This book defines a logical system called the Protocol-theoretic Logic of Epistemic Norms (PLEN), it develops PLEN into a formal framework for representing and reasoning about epistemic norms, and it shows that PLEN is theoretically interesting and useful with regard to the aims of such a framework. In order to motivate the project, the author defends an account of epistemic norms called epistemic proceduralism. The core of this view is the idea that, in virtue of their indispensable, regulative role in cognitive life, epistemic norms are closely intertwined with procedural rules that restrict epistemic actions, procedures, and processes. The resulting organizing principle of the book is that epistemic norms are protocols for epistemic planning and control.
The core of the book is developing PLEN, which is essentially a novel variant of propositional dynamic logic (PDL) distinguished by more or less elaborate revisions of PDL’s syntax and semantics. The syntax encodes the procedural content of epistemic norms by means of the well-known protocol or program constructions of dynamic and epistemic logics. It then provides a novel language of operators on protocols, including a range of unique protocol equivalence relations, syntactic operations on protocols, and various procedural relations among protocols in addition to the standard dynamic (modal) operators of PDL. The semantics of the system then interprets protocol expressions and expressions embedding protocols over a class of directed multigraph-like structures rather than the standard labeled transition systems or modal frames. The intent of the system is to better represent epistemic dynamics, build a logic of protocols atop it, and then show that the resulting logic of protocols is useful as a logical framework for epistemic norms. The resulting theory of epistemic norms centers on notions of norm equivalence derived from theories of process equivalence familiar from the study of dynamic and modal logics. The canonical account of protocol equivalence in PLEN turns out to possess a number of interesting formal features, including satisfaction of important conditions on hyperintensional equivalence, a matter of recently recognized importance in the logic of norms, generally.
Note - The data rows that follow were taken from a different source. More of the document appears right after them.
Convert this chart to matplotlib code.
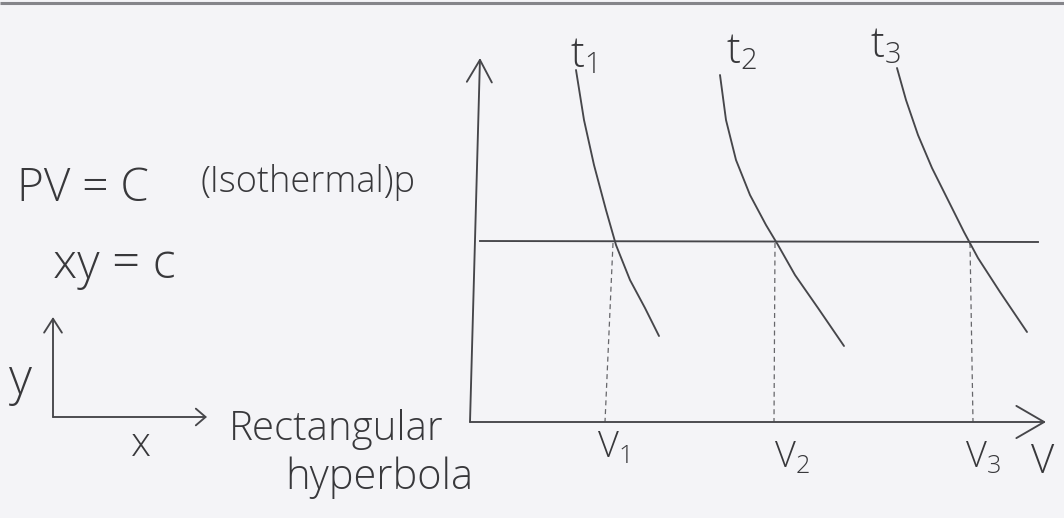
import matplotlib
matplotlib.use("Agg")
import matplotlib.pyplot as plt

# ---------------------------------------------------------------
# Sketch data (canvas units: x to the right, y downwards)
# ---------------------------------------------------------------
# Isotherms t1, t2, t3 on the P-V diagram
t1_x = [576, 584, 594, 606, 616, 630, 645, 659]
t1_y = [70, 120, 165, 210, 245, 280, 308, 336]
t2_x = [720, 726, 736, 750, 766, 778, 795, 818, 844]
t2_y = [75, 120, 160, 195, 225, 245, 275, 308, 346]
t3_x = [897, 906, 918, 932, 948, 964, 978, 1000, 1027]
t3_y = [68, 100, 135, 168, 200, 232, 258, 292, 332]
isotherm_names = ["1", "2", "3"]

# Constant-pressure line and the volumes where it meets each isotherm
isobar_x = [480, 1038]
isobar_y = [241, 242]
drop_top_x = [613, 775, 970]
drop_bot_x = [605, 774, 973]
drop_top_y = 243
volume_names = ["1", "2", "3"]

# Axes of the P-V diagram
pv_origin = (470, 422)
pv_ytip = (480, 58)
pv_xtip = (1046, 422)

# Small x-y sketch
xy_origin = (53, 417)
xy_ytip = (53, 317)
xy_xtip = (207, 417)

INK = "#38383b"
LINE = "#46464a"
PAPER = "#f4f4f7"

plt.rcParams["font.family"] = ["Open Sans", "DejaVu Sans"]
plt.rcParams["font.weight"] = 300
plt.rcParams["mathtext.fontset"] = "custom"
plt.rcParams["mathtext.rm"] = "Open Sans:light"

fig = plt.figure(figsize=(10.64, 5.18), dpi=100, facecolor=PAPER)
ax = fig.add_axes([0, 0, 1, 1])
ax.set_xlim(0, 1064)
ax.set_ylim(518, 0)
ax.set_facecolor(PAPER)
ax.axis("off")

# dark edge along the top of the page
ax.plot([0, 1064], [3, 3], color="#85858a", lw=2.2, zorder=1,
        solid_capstyle="butt")


def arrow(start, tip, hl, hw, lw=1.35):
    ax.annotate("", xy=tip, xytext=start, zorder=3,
                arrowprops=dict(arrowstyle=f"->,head_length={hl},head_width={hw}",
                                lw=lw, color=LINE, shrinkA=0, shrinkB=0,
                                mutation_scale=20))


# P-V axes
arrow(pv_origin, pv_ytip, 0.8, 0.45)
arrow(pv_origin, pv_xtip, 1.0, 0.58)

# isotherms
for xs, ys in [(t1_x, t1_y), (t2_x, t2_y), (t3_x, t3_y)]:
    ax.plot(xs, ys, color=LINE, lw=1.35, zorder=3, solid_capstyle="round")

# isobar
ax.plot(isobar_x, isobar_y, color=LINE, lw=1.35, zorder=3)

# dashed drops to the V axis
for xt, xb in zip(drop_top_x, drop_bot_x):
    ax.plot([xt, xb], [drop_top_y, pv_origin[1]], color="#66666a", lw=0.9,
            dashes=(4, 3), zorder=2)

# small x-y axes
arrow(xy_origin, xy_ytip, 0.5, 0.32)
arrow(xy_origin, xy_xtip, 0.35, 0.3)


def label(x, y, s, fs):
    """Text with its left edge at x and baseline at y."""
    return ax.text(x, y, s, fontsize=fs, color=INK, ha="left",
                   va="baseline", zorder=4)


label(17, 201, "PV = C", 33)
label(200, 192, "(Isothermal)p", 26)
label(53, 278, "xy = c", 35)
label(9, 394, "y", 36)
label(131, 456, "x", 29)
label(229, 440, "Rectangular", 29)
label(285, 489, "hyperbola", 30)

# isotherm labels
t_left = [570, 726, 870]
t_base = [67, 63, 57]
for name, lx, ly in zip(isotherm_names, t_left, t_base):
    label(lx, ly, r"$\mathrm{t}_{%s}$" % name, 30)

# volume labels
v_left = [597, 774, 965]
v_base = [457, 467, 467]
for name, lx, ly in zip(volume_names, v_left, v_base):
    label(lx, ly, r"$\mathrm{V}_{%s}$" % name, 26)
label(1031, 473, "V", 29)

fig.savefig("out.png", dpi=100, facecolor=PAPER)
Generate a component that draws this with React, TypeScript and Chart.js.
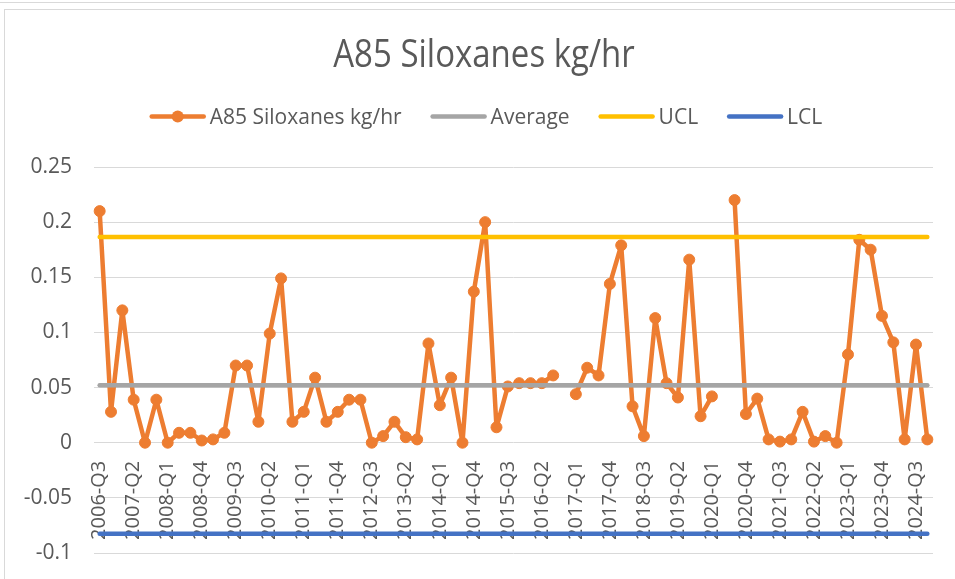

To show that the system is interesting and useful as a framework for representing and reasoning about epistemic norms, the author applies the logical system to the analysis of epistemic deontic operators, and, partly on the basis of this, establishes representation theorems linking protocols to the action-guiding content of epistemic norms. The protocol-theoretic logic of epistemic norms is then shown to almost immediately validate the main principles of epistemic proceduralism.